Added to the RedState.org Blog Project

This page has become a part of the RedState.org Blog Project, a directory of right-of-center state and local political blogs.

To those who found this page from the RSBP, welcome! I primarily cover state and major local political events in West Virginia when I am not buried to my eyeballs in law school readings. I try to post a few times each week, and more often if required by the news of the day.

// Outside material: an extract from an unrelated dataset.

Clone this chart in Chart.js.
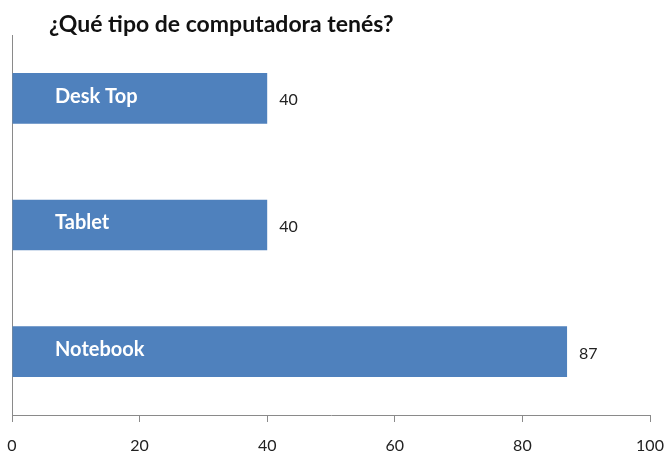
<!DOCTYPE html>
<html>
<head>
<meta charset="utf-8">
<script src="https://cdn.jsdelivr.net/npm/chart.js@4/dist/chart.umd.min.js"></script>
<style>
  html, body { margin: 0; padding: 0; background: #fff; }
  #wrap { width: 669px; height: 451px; position: relative; }
</style>
</head>
<body>
<div id="wrap"><canvas id="chart"></canvas></div>
<script>
// encuesta: tipo de computadora
const titulo = '¿Qué tipo de computadora tenés?';
const categorias = ['Desk Top', 'Tablet', 'Notebook'];
const cantidades = [40, 40, 87];
const ejeX = { min: 0, max: 100, paso: 20 };

const AZUL = '#4F81BD';
const EJE = '#8a8a8a';
const FUENTE = 'Lato, "Open Sans", sans-serif';

// titulo + nombres dentro de las barras + valores a la derecha
const etiquetas = {
  id: 'etiquetas',
  afterDatasetsDraw(chart) {
    const ctx = chart.ctx;
    const meta = chart.getDatasetMeta(0);
    const area = chart.chartArea;
    ctx.save();

    ctx.fillStyle = '#111';
    ctx.font = 'bold 23px ' + FUENTE;
    ctx.textAlign = 'left';
    ctx.textBaseline = 'alphabetic';
    ctx.fillText(titulo, 49, 32);

    meta.data.forEach((bar, i) => {
      ctx.fillStyle = '#ffffff';
      ctx.font = 'bold 20px ' + FUENTE;
      ctx.textAlign = 'left';
      ctx.textBaseline = 'middle';
      ctx.fillText(categorias[i], area.left + 43, bar.y - 2);

      ctx.fillStyle = '#222';
      ctx.font = '16px ' + FUENTE;
      ctx.fillText(String(cantidades[i]), bar.x + 12, bar.y + 2);
    });
    ctx.restore();
  }
};

new Chart(document.getElementById('chart'), {
  type: 'bar',
  data: {
    labels: categorias,
    datasets: [{
      data: cantidades,
      backgroundColor: AZUL,
      borderWidth: 0,
      barPercentage: 0.4,
      categoryPercentage: 1.0
    }]
  },
  options: {
    indexAxis: 'y',
    responsive: true,
    maintainAspectRatio: false,
    animation: false,
    layout: { padding: { left: 12, right: 19, top: 35, bottom: 0 } },
    plugins: {
      legend: { display: false },
      tooltip: { enabled: false }
    },
    scales: {
      x: {
        min: ejeX.min,
        max: ejeX.max,
        afterFit: s => { s.height = 36; s.paddingLeft = 0; s.paddingRight = 0; },
        ticks: {
          stepSize: ejeX.paso,
          color: '#222',
          padding: 14,
          font: { family: FUENTE, size: 16 }
        },
        grid: { drawOnChartArea: false, drawTicks: true, tickLength: 7, color: EJE },
        border: { display: true, color: EJE, width: 1 }
      },
      y: {
        afterFit: s => { s.width = 0; s.paddingTop = 0; s.paddingBottom = 0; },
        ticks: { display: false },
        grid: { display: false },
        border: { display: true, color: EJE, width: 1 }
      }
    }
  },
  plugins: [etiquetas]
});
</script>
</body>
</html>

While tremendous anxiety persists about the national political scene this fall, West Virginia Republicans are excited and very optimistic about our chances of continuing the progress we have made at the state level to begin realigning West Virginia from a solidly Democratic state to a Republican-leaning state.

In 2000, West Virginia shocked the country and gave George W. Bush the 5 electoral votes that put him in the White House--5 electoral votes that, if received by Al Gore, would have made Florida irrelevant and elected the first Republican, Congresswoman Shelley Moore Capito, to Congress in a generation.

In 2002, we reelected Congresswoman Shelley Moore Capito by a 20-point margin over self-financing multimillionaire trial lawyer Jim Humphreys in a rematch of the 2000. Additionally, we gained 7 seats in the House of Delegates and 4 in the state Senate, defeating the chairmen of the Senate's two most powerful committees.

In 2004, we carried the state for President Bush by a 13-point margin (and carried all 3 congressional districts and 46 of the 55 counties, including 9 of the state's 10 most populous counties), elected 3 more Republican state senators (giving us the largest number of Republican senators, 13 of 34, at any time since the Democrats took control of the Senate in 1932), elected a Republican, Betty Ireland, as Secretary of State, and defeated the first Democratic incumbent for a statewide office in more than 80 years as Brent Benjamin defeated controversial state Supreme Court Justice Warren McGraw.